I present here a memorandum on the ways of John Gray, which takes the form of a broadside against his writings. Although I set myself up as Gray's opponent, I do so with significant misgivings. I share what is perhaps most fundamental in this thought--an agonistic attitude, as he aptly puts it, about political philosophy and about liberalism in particular (Gray 1993a, chap. 6; 1995a, chap. 6; 1996, chap. 6). Also, I admire his wide learning, his daring, and his industriousness. Yet I feel that he has been intellectually irresponsible in ways that damage the cause of good policy reform. My aim is to expose and counteract certain regrettable themes and rhetorical tactics in his work. The ways of Gray that I will treat are as follows:

* Gray habitually sets up a straw man and then knocks it down. He often neglects to specify whom or what he is attacking.

* Gray often attributes an extreme brittleness to his opponent's ideas, insisting that as soon as any ambiguity or incompleteness is identified, the entire body of ideas shatters. Yet Gray does not hold his own ideas to the same extreme standard for definitiveness and completeness.

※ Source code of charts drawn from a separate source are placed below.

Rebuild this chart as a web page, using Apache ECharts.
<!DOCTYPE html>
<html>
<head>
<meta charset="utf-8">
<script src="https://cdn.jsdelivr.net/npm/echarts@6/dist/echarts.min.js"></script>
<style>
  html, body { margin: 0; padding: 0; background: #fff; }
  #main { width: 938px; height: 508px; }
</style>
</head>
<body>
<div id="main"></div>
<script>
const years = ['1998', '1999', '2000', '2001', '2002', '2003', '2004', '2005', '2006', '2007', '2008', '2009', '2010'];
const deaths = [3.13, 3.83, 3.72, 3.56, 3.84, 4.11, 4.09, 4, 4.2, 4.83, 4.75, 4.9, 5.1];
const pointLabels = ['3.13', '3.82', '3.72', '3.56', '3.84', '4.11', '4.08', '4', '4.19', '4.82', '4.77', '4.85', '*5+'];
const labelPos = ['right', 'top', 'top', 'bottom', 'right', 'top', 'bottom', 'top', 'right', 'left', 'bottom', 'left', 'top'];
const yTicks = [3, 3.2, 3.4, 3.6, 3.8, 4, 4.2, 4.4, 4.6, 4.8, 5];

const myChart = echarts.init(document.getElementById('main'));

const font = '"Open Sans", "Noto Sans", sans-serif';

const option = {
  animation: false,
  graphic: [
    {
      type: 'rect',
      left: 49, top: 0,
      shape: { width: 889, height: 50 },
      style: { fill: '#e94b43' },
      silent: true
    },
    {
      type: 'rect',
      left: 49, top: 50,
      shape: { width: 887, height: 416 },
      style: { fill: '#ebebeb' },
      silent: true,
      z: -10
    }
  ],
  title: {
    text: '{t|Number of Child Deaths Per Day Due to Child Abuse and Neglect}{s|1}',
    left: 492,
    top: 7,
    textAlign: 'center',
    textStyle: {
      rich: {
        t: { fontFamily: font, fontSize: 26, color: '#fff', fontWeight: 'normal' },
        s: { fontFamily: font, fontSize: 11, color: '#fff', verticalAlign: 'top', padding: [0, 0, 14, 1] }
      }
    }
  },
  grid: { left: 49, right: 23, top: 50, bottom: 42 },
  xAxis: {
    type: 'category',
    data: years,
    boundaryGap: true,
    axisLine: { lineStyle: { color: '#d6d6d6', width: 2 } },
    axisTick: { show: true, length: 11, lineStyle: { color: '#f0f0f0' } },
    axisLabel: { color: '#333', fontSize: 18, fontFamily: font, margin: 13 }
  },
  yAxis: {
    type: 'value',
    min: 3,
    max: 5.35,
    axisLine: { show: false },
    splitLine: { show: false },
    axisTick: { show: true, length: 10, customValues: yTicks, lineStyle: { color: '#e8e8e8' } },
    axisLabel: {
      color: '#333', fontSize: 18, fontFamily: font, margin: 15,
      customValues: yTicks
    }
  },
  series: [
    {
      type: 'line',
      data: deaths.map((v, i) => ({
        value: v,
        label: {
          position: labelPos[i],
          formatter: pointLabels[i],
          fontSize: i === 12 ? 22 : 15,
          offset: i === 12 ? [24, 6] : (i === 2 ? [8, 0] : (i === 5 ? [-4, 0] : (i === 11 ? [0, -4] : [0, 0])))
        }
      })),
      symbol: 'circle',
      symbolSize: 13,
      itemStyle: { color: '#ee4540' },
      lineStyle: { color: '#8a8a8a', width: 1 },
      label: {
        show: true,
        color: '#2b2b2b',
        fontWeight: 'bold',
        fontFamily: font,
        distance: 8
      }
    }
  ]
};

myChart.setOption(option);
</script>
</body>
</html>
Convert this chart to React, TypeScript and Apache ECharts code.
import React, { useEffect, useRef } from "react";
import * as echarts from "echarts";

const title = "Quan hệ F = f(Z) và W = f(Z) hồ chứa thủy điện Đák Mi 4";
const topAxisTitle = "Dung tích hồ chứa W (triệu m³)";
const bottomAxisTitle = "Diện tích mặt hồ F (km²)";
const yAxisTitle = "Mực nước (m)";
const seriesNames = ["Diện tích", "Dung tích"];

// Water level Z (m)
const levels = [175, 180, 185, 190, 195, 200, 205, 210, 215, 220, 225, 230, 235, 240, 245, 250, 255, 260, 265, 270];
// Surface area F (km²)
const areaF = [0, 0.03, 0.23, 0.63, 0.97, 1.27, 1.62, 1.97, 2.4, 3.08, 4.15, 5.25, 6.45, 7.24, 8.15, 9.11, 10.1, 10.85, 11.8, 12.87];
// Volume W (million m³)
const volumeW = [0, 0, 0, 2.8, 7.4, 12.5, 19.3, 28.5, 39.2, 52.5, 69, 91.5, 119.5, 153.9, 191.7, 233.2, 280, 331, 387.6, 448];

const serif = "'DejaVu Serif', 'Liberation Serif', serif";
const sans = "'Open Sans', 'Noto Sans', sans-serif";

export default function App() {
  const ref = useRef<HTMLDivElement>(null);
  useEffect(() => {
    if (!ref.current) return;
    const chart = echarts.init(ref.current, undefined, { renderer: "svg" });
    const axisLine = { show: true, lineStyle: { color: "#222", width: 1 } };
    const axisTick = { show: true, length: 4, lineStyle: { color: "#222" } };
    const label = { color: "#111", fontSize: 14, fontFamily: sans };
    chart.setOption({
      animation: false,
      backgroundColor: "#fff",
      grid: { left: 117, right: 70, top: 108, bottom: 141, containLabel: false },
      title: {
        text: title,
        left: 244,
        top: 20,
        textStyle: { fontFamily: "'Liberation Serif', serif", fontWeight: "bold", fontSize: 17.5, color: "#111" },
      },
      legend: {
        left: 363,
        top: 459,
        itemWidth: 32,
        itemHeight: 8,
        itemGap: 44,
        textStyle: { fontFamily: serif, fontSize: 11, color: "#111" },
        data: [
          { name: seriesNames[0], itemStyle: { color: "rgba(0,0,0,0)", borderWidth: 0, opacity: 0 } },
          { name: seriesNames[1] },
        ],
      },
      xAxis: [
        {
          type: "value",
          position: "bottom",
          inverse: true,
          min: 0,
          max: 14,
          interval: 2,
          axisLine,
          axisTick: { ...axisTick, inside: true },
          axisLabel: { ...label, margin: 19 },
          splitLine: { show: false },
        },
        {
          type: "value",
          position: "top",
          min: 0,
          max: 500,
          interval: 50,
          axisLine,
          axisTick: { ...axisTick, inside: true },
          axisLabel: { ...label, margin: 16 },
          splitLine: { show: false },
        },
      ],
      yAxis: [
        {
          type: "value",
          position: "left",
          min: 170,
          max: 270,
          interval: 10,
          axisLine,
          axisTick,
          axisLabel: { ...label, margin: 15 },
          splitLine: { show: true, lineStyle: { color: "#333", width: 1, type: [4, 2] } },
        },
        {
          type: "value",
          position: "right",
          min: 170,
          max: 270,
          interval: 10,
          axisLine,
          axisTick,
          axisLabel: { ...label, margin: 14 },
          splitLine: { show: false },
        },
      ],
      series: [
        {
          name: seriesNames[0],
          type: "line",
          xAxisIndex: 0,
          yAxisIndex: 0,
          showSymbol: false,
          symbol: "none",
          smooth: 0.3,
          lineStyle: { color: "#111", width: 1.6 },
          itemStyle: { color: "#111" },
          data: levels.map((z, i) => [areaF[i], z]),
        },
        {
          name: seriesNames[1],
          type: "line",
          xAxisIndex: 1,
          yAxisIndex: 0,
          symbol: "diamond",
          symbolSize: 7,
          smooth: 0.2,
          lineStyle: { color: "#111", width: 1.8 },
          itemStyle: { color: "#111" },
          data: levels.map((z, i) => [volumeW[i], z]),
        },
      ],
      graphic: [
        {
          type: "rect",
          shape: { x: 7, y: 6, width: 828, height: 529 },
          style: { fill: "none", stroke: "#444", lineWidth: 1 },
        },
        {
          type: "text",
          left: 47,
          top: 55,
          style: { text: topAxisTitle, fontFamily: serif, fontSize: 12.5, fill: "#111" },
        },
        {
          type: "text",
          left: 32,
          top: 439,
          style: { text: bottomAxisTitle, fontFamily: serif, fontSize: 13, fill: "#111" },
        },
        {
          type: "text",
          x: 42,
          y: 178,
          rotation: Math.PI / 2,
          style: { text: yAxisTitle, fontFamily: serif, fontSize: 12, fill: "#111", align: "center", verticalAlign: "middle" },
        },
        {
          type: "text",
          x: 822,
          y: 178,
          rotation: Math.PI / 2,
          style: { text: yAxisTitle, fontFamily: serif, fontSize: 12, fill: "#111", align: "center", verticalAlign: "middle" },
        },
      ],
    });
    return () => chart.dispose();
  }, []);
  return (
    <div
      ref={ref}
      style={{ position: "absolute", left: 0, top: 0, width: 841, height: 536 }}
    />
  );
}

* In many cases when Gray does identify the opposition, he flagrantly misrepresents it. He presents citations and truncated quotations to signify ideas that are quite at variance with what the sources are really saying. (I will consider in particular his misrepresentation of Hayek.)

* Gray often casts the opposition in hyperbolic terms, turning his opponent into an apocalyptic bugaboo.

Two themes in Gray's writings to which I call special attention are Gray's hostile view of the United States and his elitism.

The Liberty Maxim and Its Limitations

Gray has always opposed the foundationalist and rationalist strains in classical liberal thought. Finding the same antipathy in Hayek's writings, he praised Hayek in 1984 as follows:

We find in Hayek a restatement of classical liberalism in which it is purified of errors--specifically, the errors of abstract individualism and uncritical rationalism--which inform the work of even the greatest of the classical liberals and which Hayek has been able to correct by absorbing some of the deepest insights of conservative philosophy. (1984, viii) As Gray began his turn away from classical liberalism, he began using charges of rationalism, foundationalism, and fundamentalism to flog classical liberalism. This maneuver, which he has employed regularly since 1989, depends on constructing a straw man and on attributing a false brittleness to the victim. Before considering examples, let us explore the significance and relevance of foundationalism and rationalism in libertarian and classical liberal thought.

The central idea of libertarianism is liberty--the maxim of private property and freedom of consent and contract. But the maxim has limitations of several kinds.

First, it is sometimes ambiguous. The terms of consent and the rights inhering in property are sometimes unclear and indeterminate. Consider the following gray areas: the unsightliness of a neighbor's house; unpleasant noises; the basis of consent by the young, the senile, and the mentally retarded; issues relating to the unborn fetus; the tacit terms of ongoing relationships, including employment and marriage; the continuum that spans private voluntary agreement and coercive local government. The maxim also is ambiguous about whether the taxation to finance a minimal state ought to be deemed coercive and in violation of liberty. Ambiguities abound.

Second, the maxim is incomplete. It stipulates no rules to govern the use of government resources; it is silent on ten thousand issues of public administration. Given that the government imposes taxes and raises revenue, the maxim of liberty, by itself, does not say whether that revenue may be used for welfare benefits. Where we believe that government resources should be privatized, it fails to tell us how and how fast to privatize. It does not instruct us about meting out punishment and enforcing restitution. Incompleteness abounds.